**Objective:** Print all of the lines exactly. Any picture among them stays out.
--- start Data ---
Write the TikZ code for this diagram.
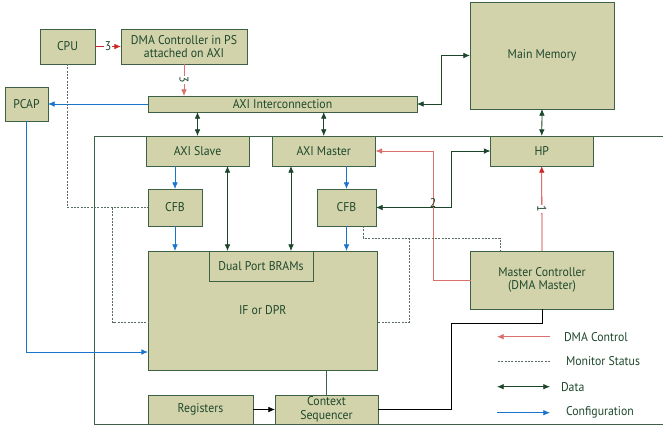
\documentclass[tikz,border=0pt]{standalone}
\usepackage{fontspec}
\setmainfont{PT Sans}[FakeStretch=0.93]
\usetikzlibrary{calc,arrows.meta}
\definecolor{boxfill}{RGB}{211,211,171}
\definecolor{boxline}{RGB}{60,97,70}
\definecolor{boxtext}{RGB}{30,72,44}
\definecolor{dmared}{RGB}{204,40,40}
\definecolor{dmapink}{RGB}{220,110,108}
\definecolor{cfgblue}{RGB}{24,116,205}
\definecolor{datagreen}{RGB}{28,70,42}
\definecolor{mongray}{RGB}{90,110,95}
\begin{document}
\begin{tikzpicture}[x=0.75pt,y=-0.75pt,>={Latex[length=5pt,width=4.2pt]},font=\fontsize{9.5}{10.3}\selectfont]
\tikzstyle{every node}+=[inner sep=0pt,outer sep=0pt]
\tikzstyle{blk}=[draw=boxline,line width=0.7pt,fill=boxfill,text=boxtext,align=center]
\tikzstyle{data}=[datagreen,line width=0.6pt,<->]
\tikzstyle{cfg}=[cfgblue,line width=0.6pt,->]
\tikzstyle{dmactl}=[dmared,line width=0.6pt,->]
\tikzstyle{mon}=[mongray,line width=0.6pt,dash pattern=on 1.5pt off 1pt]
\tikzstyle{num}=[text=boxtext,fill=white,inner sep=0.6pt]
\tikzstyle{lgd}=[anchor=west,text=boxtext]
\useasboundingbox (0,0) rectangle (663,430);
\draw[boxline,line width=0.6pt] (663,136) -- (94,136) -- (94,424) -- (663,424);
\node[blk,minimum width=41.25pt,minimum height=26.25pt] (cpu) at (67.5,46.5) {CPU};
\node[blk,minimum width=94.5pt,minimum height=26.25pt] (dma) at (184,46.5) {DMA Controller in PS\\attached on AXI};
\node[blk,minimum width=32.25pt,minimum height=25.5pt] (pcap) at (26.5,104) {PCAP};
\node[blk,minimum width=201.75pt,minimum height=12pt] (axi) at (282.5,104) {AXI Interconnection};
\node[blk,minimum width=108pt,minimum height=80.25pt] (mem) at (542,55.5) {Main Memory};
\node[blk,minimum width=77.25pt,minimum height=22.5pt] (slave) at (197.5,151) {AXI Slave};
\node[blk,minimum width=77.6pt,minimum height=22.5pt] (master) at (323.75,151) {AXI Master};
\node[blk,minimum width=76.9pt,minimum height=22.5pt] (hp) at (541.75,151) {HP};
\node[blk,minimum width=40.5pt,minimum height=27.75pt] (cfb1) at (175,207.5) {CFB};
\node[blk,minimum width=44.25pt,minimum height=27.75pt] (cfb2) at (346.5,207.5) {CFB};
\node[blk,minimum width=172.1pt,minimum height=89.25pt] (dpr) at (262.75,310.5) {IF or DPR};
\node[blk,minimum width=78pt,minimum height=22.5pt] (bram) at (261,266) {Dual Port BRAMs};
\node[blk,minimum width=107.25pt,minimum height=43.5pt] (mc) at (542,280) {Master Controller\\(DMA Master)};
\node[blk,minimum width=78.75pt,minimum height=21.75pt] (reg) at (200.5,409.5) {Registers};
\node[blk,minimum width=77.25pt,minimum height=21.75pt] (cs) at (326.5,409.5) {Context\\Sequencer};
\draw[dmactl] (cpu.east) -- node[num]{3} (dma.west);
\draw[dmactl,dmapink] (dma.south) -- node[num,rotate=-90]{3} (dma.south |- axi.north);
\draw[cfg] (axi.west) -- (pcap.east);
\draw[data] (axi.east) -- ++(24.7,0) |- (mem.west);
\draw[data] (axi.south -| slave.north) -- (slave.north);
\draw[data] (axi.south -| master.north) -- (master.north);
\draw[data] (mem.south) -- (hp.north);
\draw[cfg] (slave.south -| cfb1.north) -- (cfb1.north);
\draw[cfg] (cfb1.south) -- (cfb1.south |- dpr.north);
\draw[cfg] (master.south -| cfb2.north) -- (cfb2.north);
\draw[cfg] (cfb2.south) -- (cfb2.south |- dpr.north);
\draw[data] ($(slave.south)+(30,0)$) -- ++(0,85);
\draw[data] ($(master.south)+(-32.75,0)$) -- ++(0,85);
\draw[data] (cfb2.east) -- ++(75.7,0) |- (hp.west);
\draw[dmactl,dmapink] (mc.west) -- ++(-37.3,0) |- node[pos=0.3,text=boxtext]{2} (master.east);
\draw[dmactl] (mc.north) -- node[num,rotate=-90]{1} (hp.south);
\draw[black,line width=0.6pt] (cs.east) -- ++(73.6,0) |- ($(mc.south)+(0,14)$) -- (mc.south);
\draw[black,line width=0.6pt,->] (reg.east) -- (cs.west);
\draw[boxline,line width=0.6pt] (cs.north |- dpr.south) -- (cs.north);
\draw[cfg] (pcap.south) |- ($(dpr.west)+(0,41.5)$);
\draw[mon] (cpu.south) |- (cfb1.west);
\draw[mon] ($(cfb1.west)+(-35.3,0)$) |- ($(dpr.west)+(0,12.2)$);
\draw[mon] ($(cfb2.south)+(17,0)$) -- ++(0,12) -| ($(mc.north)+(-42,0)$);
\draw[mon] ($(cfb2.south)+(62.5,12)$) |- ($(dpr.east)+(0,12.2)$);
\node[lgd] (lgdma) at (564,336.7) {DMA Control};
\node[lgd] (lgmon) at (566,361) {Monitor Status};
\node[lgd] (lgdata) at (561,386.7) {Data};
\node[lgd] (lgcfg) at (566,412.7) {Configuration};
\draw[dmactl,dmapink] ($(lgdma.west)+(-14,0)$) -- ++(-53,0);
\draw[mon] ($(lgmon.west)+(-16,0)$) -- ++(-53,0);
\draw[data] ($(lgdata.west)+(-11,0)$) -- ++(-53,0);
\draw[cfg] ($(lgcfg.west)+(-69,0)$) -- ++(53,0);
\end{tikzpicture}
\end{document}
--- end Data ---
**Expected output:**
Write the TikZ code for this diagram.
\documentclass[tikz,border=0pt]{standalone}
\usepackage{fontspec}
\setmainfont{PT Sans}[FakeStretch=0.93]
\usetikzlibrary{calc,arrows.meta}
\definecolor{boxfill}{RGB}{211,211,171}
\definecolor{boxline}{RGB}{60,97,70}
\definecolor{boxtext}{RGB}{30,72,44}
\definecolor{dmared}{RGB}{204,40,40}
\definecolor{dmapink}{RGB}{220,110,108}
\definecolor{cfgblue}{RGB}{24,116,205}
\definecolor{datagreen}{RGB}{28,70,42}
\definecolor{mongray}{RGB}{90,110,95}
\begin{document}
\begin{tikzpicture}[x=0.75pt,y=-0.75pt,>={Latex[length=5pt,width=4.2pt]},font=\fontsize{9.5}{10.3}\selectfont]
\tikzstyle{every node}+=[inner sep=0pt,outer sep=0pt]
\tikzstyle{blk}=[draw=boxline,line width=0.7pt,fill=boxfill,text=boxtext,align=center]
\tikzstyle{data}=[datagreen,line width=0.6pt,<->]
\tikzstyle{cfg}=[cfgblue,line width=0.6pt,->]
\tikzstyle{dmactl}=[dmared,line width=0.6pt,->]
\tikzstyle{mon}=[mongray,line width=0.6pt,dash pattern=on 1.5pt off 1pt]
\tikzstyle{num}=[text=boxtext,fill=white,inner sep=0.6pt]
\tikzstyle{lgd}=[anchor=west,text=boxtext]
\useasboundingbox (0,0) rectangle (663,430);
\draw[boxline,line width=0.6pt] (663,136) -- (94,136) -- (94,424) -- (663,424);
\node[blk,minimum width=41.25pt,minimum height=26.25pt] (cpu) at (67.5,46.5) {CPU};
\node[blk,minimum width=94.5pt,minimum height=26.25pt] (dma) at (184,46.5) {DMA Controller in PS\\attached on AXI};
\node[blk,minimum width=32.25pt,minimum height=25.5pt] (pcap) at (26.5,104) {PCAP};
\node[blk,minimum width=201.75pt,minimum height=12pt] (axi) at (282.5,104) {AXI Interconnection};
\node[blk,minimum width=108pt,minimum height=80.25pt] (mem) at (542,55.5) {Main Memory};
\node[blk,minimum width=77.25pt,minimum height=22.5pt] (slave) at (197.5,151) {AXI Slave};
\node[blk,minimum width=77.6pt,minimum height=22.5pt] (master) at (323.75,151) {AXI Master};
\node[blk,minimum width=76.9pt,minimum height=22.5pt] (hp) at (541.75,151) {HP};
\node[blk,minimum width=40.5pt,minimum height=27.75pt] (cfb1) at (175,207.5) {CFB};
\node[blk,minimum width=44.25pt,minimum height=27.75pt] (cfb2) at (346.5,207.5) {CFB};
\node[blk,minimum width=172.1pt,minimum height=89.25pt] (dpr) at (262.75,310.5) {IF or DPR};
\node[blk,minimum width=78pt,minimum height=22.5pt] (bram) at (261,266) {Dual Port BRAMs};
\node[blk,minimum width=107.25pt,minimum height=43.5pt] (mc) at (542,280) {Master Controller\\(DMA Master)};
\node[blk,minimum width=78.75pt,minimum height=21.75pt] (reg) at (200.5,409.5) {Registers};
\node[blk,minimum width=77.25pt,minimum height=21.75pt] (cs) at (326.5,409.5) {Context\\Sequencer};
\draw[dmactl] (cpu.east) -- node[num]{3} (dma.west);
\draw[dmactl,dmapink] (dma.south) -- node[num,rotate=-90]{3} (dma.south |- axi.north);
\draw[cfg] (axi.west) -- (pcap.east);
\draw[data] (axi.east) -- ++(24.7,0) |- (mem.west);
\draw[data] (axi.south -| slave.north) -- (slave.north);
\draw[data] (axi.south -| master.north) -- (master.north);
\draw[data] (mem.south) -- (hp.north);
\draw[cfg] (slave.south -| cfb1.north) -- (cfb1.north);
\draw[cfg] (cfb1.south) -- (cfb1.south |- dpr.north);
\draw[cfg] (master.south -| cfb2.north) -- (cfb2.north);
\draw[cfg] (cfb2.south) -- (cfb2.south |- dpr.north);
\draw[data] ($(slave.south)+(30,0)$) -- ++(0,85);
\draw[data] ($(master.south)+(-32.75,0)$) -- ++(0,85);
\draw[data] (cfb2.east) -- ++(75.7,0) |- (hp.west);
\draw[dmactl,dmapink] (mc.west) -- ++(-37.3,0) |- node[pos=0.3,text=boxtext]{2} (master.east);
\draw[dmactl] (mc.north) -- node[num,rotate=-90]{1} (hp.south);
\draw[black,line width=0.6pt] (cs.east) -- ++(73.6,0) |- ($(mc.south)+(0,14)$) -- (mc.south);
\draw[black,line width=0.6pt,->] (reg.east) -- (cs.west);
\draw[boxline,line width=0.6pt] (cs.north |- dpr.south) -- (cs.north);
\draw[cfg] (pcap.south) |- ($(dpr.west)+(0,41.5)$);
\draw[mon] (cpu.south) |- (cfb1.west);
\draw[mon] ($(cfb1.west)+(-35.3,0)$) |- ($(dpr.west)+(0,12.2)$);
\draw[mon] ($(cfb2.south)+(17,0)$) -- ++(0,12) -| ($(mc.north)+(-42,0)$);
\draw[mon] ($(cfb2.south)+(62.5,12)$) |- ($(dpr.east)+(0,12.2)$);
\node[lgd] (lgdma) at (564,336.7) {DMA Control};
\node[lgd] (lgmon) at (566,361) {Monitor Status};
\node[lgd] (lgdata) at (561,386.7) {Data};
\node[lgd] (lgcfg) at (566,412.7) {Configuration};
\draw[dmactl,dmapink] ($(lgdma.west)+(-14,0)$) -- ++(-53,0);
\draw[mon] ($(lgmon.west)+(-16,0)$) -- ++(-53,0);
\draw[data] ($(lgdata.west)+(-11,0)$) -- ++(-53,0);
\draw[cfg] ($(lgcfg.west)+(-69,0)$) -- ++(53,0);
\end{tikzpicture}
\end{document}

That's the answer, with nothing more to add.